After the U.S., the countries that caused most damage since 1990 — a date researchers chose because that's when they say a scientific consensus formed and nations no longer had an excuse to say they didn't know about global warming — are China ($1.8 trillion), Russia ($986 billion), India ($809 billion) and Brazil ($528 billion), study authors figured. Just the United States and China together caused about one-third of the world's climate damage.

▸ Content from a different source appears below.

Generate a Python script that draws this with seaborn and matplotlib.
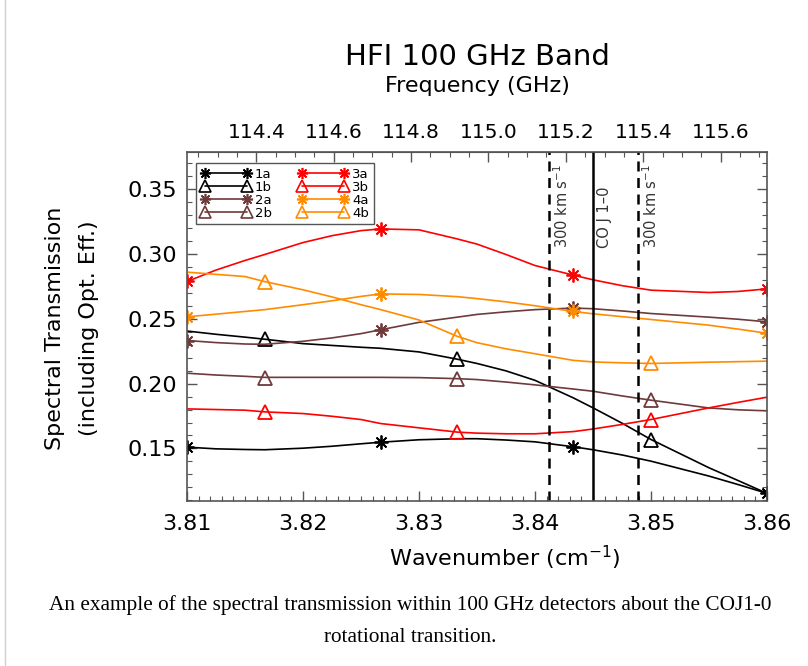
import numpy as np
import pandas as pd
import matplotlib
matplotlib.use("Agg")
import matplotlib.pyplot as plt
from matplotlib.lines import Line2D
from matplotlib.ticker import MultipleLocator
import seaborn as sns

# ---------------- data ----------------
# wavenumber grid (cm^-1) at which the smooth curves were read
wn_curve = [3.81, 3.8125, 3.815, 3.8167, 3.82, 3.8225, 3.825, 3.8267, 3.83, 3.8333,
            3.835, 3.8375, 3.84, 3.8433, 3.845, 3.8475, 3.85, 3.855, 3.8575, 3.86]
curve_1a = [.1510, .1497, .1492, .1490, .1502, .1517, .1536, .1548, .1567, .1575,
            .1575, .1565, .1551, .1513, .1490, .1450, .1402, .1287, .1222, .1154]
curve_1b = [.2405, .2380, .2358, .2342, .2308, .2294, .2280, .2272, .2244, .2188,
            .2155, .2098, .2025, .1890, .1813, .1695, .1569, .1351, .1253, .1154]
curve_2a = [.2332, .2316, .2305, .2303, .2326, .2352, .2385, .2415, .2472, .2512,
            .2533, .2553, .2570, .2582, .2577, .2560, .2540, .2512, .2496, .2476]
curve_2b = [.2080, .2066, .2056, .2048, .2048, .2048, .2048, .2048, .2046, .2038,
            .2031, .2012, .1990, .1958, .1941, .1905, .1872, .1812, .1798, .1790]
curve_3a = [.2787, .2875, .2949, .2995, .3087, .3140, .3179, .3192, .3185, .3115,
            .3075, .2995, .2910, .2836, .2800, .2755, .2720, .2702, .2710, .2730]
curve_3b = [.1805, .1800, .1795, .1782, .1769, .1748, .1723, .1692, .1659, .1626,
            .1618, .1613, .1613, .1630, .1650, .1685, .1723, .1813, .1855, .1895]
curve_4a = [.2515, .2535, .2556, .2570, .2608, .2638, .2672, .2691, .2687, .2670,
            .2655, .2630, .2600, .2556, .2538, .2516, .2494, .2450, .2420, .2388]
curve_4b = [.2859, .2842, .2825, .2786, .2723, .2668, .2608, .2570, .2490, .2364,
            .2315, .2268, .2230, .2179, .2167, .2160, .2155, .2165, .2169, .2173]

# marker positions
wn_a = [3.81, 3.8267, 3.8433, 3.86]
wn_b = [3.8167, 3.8333, 3.85]
pts_1a = [.1510, .1548, .1513, .1154]
pts_1b = [.2342, .2188, .1569]
pts_2a = [.2332, .2415, .2582, .2476]
pts_2b = [.2046, .2038, .1872]
pts_3a = [.2787, .3192, .2836, .2730]
pts_3b = [.1780, .1626, .1723]
pts_4a = [.2515, .2691, .2556, .2388]
pts_4b = [.2784, .2364, .2155]

series_names = ["1a", "1b", "2a", "2b", "3a", "3b", "4a", "4b"]
co_freq = 115.271      # GHz, CO J 1-0
vel_kms = 300.0
c_kms = 299792.458
c_ghz_cm = 29.9792458  # GHz per cm^-1

xticks_wn = [3.81, 3.82, 3.83, 3.84, 3.85, 3.86]
yticks = [0.15, 0.20, 0.25, 0.30, 0.35]
freq_ticks = [114.4, 114.6, 114.8, 115.0, 115.2, 115.4, 115.6]

curves = {"1a": curve_1a, "1b": curve_1b, "2a": curve_2a, "2b": curve_2b,
          "3a": curve_3a, "3b": curve_3b, "4a": curve_4a, "4b": curve_4b}
points = {"1a": pts_1a, "1b": pts_1b, "2a": pts_2a, "2b": pts_2b,
          "3a": pts_3a, "3b": pts_3b, "4a": pts_4a, "4b": pts_4b}

# ---------------- style ----------------
sns.set_style("ticks")
plt.rcParams["font.family"] = ["DejaVu Sans"]
plt.rcParams["mathtext.fontset"] = "dejavusans"
plt.rcParams["text.color"] = "black"
plt.rcParams["axes.labelcolor"] = "black"
plt.rcParams["xtick.labelcolor"] = "black"
plt.rcParams["ytick.labelcolor"] = "black"

colors = {"1": "#000000", "2": "#6e3a3a", "3": "#ff0000", "4": "#ff8c00"}
ast = (8, 2, 0)
axis_col = "#555555"

fig = plt.figure(figsize=(8.08, 6.66), dpi=100)
ax = fig.add_axes([187 / 808, 1 - 501 / 666, 580 / 808, 349 / 666])

df = pd.DataFrame({"wn": wn_curve, **curves})
for name in series_names:
    col = colors[name[0]]
    sns.lineplot(data=df, x="wn", y=name, color=col, lw=1.2, ax=ax, sort=False)
    if name.endswith("a"):
        sns.lineplot(x=wn_a, y=points[name], ax=ax, color=col, linestyle="",
                     marker=ast, markersize=10, markeredgewidth=1.3,
                     markeredgecolor=col, sort=False)
    else:
        sns.lineplot(x=wn_b, y=points[name], ax=ax, color=col, linestyle="",
                     marker="^", markersize=10, markeredgewidth=1.3,
                     markerfacecolor="none", markeredgecolor=col, sort=False)

# CO line and +/-300 km/s
co_wn = co_freq / c_ghz_cm
lo_wn = co_wn * (1 - vel_kms / c_kms)
hi_wn = co_wn * (1 + vel_kms / c_kms)
ax.axvline(co_wn, color="black", lw=1.8)
for k in (lo_wn, hi_wn):
    ax.axvline(k, color="black", lw=1.8, dashes=(4, 2.6))
trans = ax.get_xaxis_transform()
txt_kw = dict(rotation=90, ha="left", va="bottom", fontsize=10.5, color="#333333", transform=trans)
ax.text(lo_wn + 0.0003, 0.725, "300 km s$^{-1}$", **txt_kw)
ax.text(hi_wn + 0.0003, 0.725, "300 km s$^{-1}$", **txt_kw)
ax.text(co_wn + 0.0003, 0.725, "CO J 1\u20130", **txt_kw)

ax.set_xlim(3.81, 3.86)
ax.set_ylim(0.1095, 0.3785)
ax.set_xticks(xticks_wn)
ax.set_xticklabels([f"{v:.2f}" for v in xticks_wn])
ax.set_yticks(yticks)
ax.set_yticklabels([f"{v:.2f}" for v in yticks])
ax.xaxis.set_minor_locator(MultipleLocator(0.001))
ax.yaxis.set_minor_locator(MultipleLocator(0.01))
ax.set_xlabel("")
ax.set_ylabel("")
ax.tick_params(axis="both", which="both", direction="in", color=axis_col,
               labelsize=16, labelcolor="black")
ax.tick_params(axis="x", which="both", top=False, bottom=True, pad=9)
ax.tick_params(axis="y", which="both", left=True, right=True, pad=7)
ax.tick_params(which="major", length=7, width=1)
ax.tick_params(which="minor", length=3.5, width=0.8)
for s in ax.spines.values():
    s.set_visible(True)
    s.set_color(axis_col)
    s.set_linewidth(1.2)

sec = ax.secondary_xaxis("top", functions=(lambda k: k * c_ghz_cm, lambda f: f / c_ghz_cm))
sec.set_xticks(freq_ticks)
sec.set_xticklabels([f"{v:.1f}" for v in freq_ticks])
sec.xaxis.set_minor_locator(MultipleLocator(0.05))
sec.tick_params(which="both", direction="in", color=axis_col, labelsize=14.5, pad=7,
                labelcolor="black")
sec.tick_params(which="major", length=7, width=1)
sec.tick_params(which="minor", length=3.5, width=0.8)
sec.spines["top"].set_color(axis_col)

# legend
handles = []
for name in series_names:
    col = colors[name[0]]
    if name.endswith("a"):
        h = Line2D([0], [0], color=col, lw=1.2, marker=ast, markersize=8,
                   markeredgewidth=1.2, markeredgecolor=col)
    else:
        h = Line2D([0], [0], color=col, lw=1.2, marker="^", markersize=8,
                   markeredgewidth=1.2, markerfacecolor="none", markeredgecolor=col)
    handles.append(h)
leg = ax.legend(handles, series_names, ncol=2, loc="upper left",
                bbox_to_anchor=(0.0155, 0.9685), borderaxespad=0, numpoints=2,
                handlelength=3.8, handletextpad=0.3, columnspacing=2.0,
                labelspacing=0.0, fontsize=9.5, borderpad=0.35,
                fancybox=False, framealpha=1, edgecolor=axis_col)
leg.get_frame().set_linewidth(1.0)
for t in leg.get_texts():
    t.set_color("black")

# titles and labels
fig.text(477 / 808, 1 - 57 / 666, "HFI 100 GHz Band", ha="center", va="center", fontsize=21)
fig.text(477 / 808, 1 - 86 / 666, "Frequency (GHz)", ha="center", va="center", fontsize=16)
fig.text(505 / 808, 1 - 558 / 666, "Wavenumber (cm$^{-1}$)", ha="center", va="center", fontsize=16)
fig.text(72 / 808, 1 - 328 / 666, "Spectral Transmission\n(including Opt. Eff.)",
         ha="center", va="center", rotation=90, fontsize=16, linespacing=1.9,
         multialignment="center")

# caption
fig.text(410 / 808, 1 - 605 / 666,
         "An example of the spectral transmission within 100 GHz detectors about the COJ1-0",
         ha="center", va="center", fontsize=15.3, family="Liberation Serif")
fig.text(410 / 808, 1 - 637 / 666, "rotational transition.",
         ha="center", va="center", fontsize=15.3, family="Liberation Serif")

# thin page border on the left, as in the reference
fig.add_artist(Line2D([5 / 808, 5 / 808], [0, 1], transform=fig.transFigure,
                      color="#d0d0d0", lw=1))

fig.savefig("out.png", dpi=100)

The five nations that were hit the most in overall dollars were Brazil, India, Saudi Arabia, the United Arab Emirates, and Indonesia, but that's because they had the biggest economies of nations in the most vulnerable hot zone. But the countries that took the biggest hit based on GDP are the UAE, Mauritania, Saudi Arabia, Oman and Mali, Callahan said. Brazil and India are also among the countries that produce the most emissions and damage and haven't filed lawsuits to try to get repaid for climate damages.
A question of fairness
The question of fairness over which countries make sacrifices and how to prepare for and repair climate impacts as the global community tries to slow warming has become more significant in recent international climate talks. Some nations, local communities and climate activists have called for the largest historical carbon emitters to pay "climate reparations" for the damage their economic gain has caused countries and communities that have already been negatively affected by systems of oppression, like colonialism and slavery. This study adds momentum to this idea, some in the climate community told The Associated Press.
"In this sense, the study reinforces arguments regarding loss and damage that are gaining traction" in the United Nations Framework Convention on Climate Change, Nikki Reisch, director of the climate and energy program for the Center for International Environmental Law, told the AP.
There has been push back at the international level from high-emissions countries about paying for loss and damages who worry that poor countries are not going to use climate finance as intended.
Still, Mankin said he hopes the study empowers "the powerless and in the face of global climate change." But others in the climate community who have read the study said that more than information is needed to ensure that those most affected by climate change are compensated for their losses. The information and data in the study are valuable, they said, but it will take pressuring those responsible for shaping climate policy to actually get the richer nations to pay for the damage they've caused poorer nations.
Basav Sen, climate justice project director for the Institute for Policy Studies, a progressive think tank, saw the study and said "demonstrating the link of causation is very helpful."
But, he added, "it is only one piece in the popular pressure campaign needed to translate this information into actual financial flows from wealthier, higher-emitting countries to compensate lower-income countries experiencing more adverse climate impacts."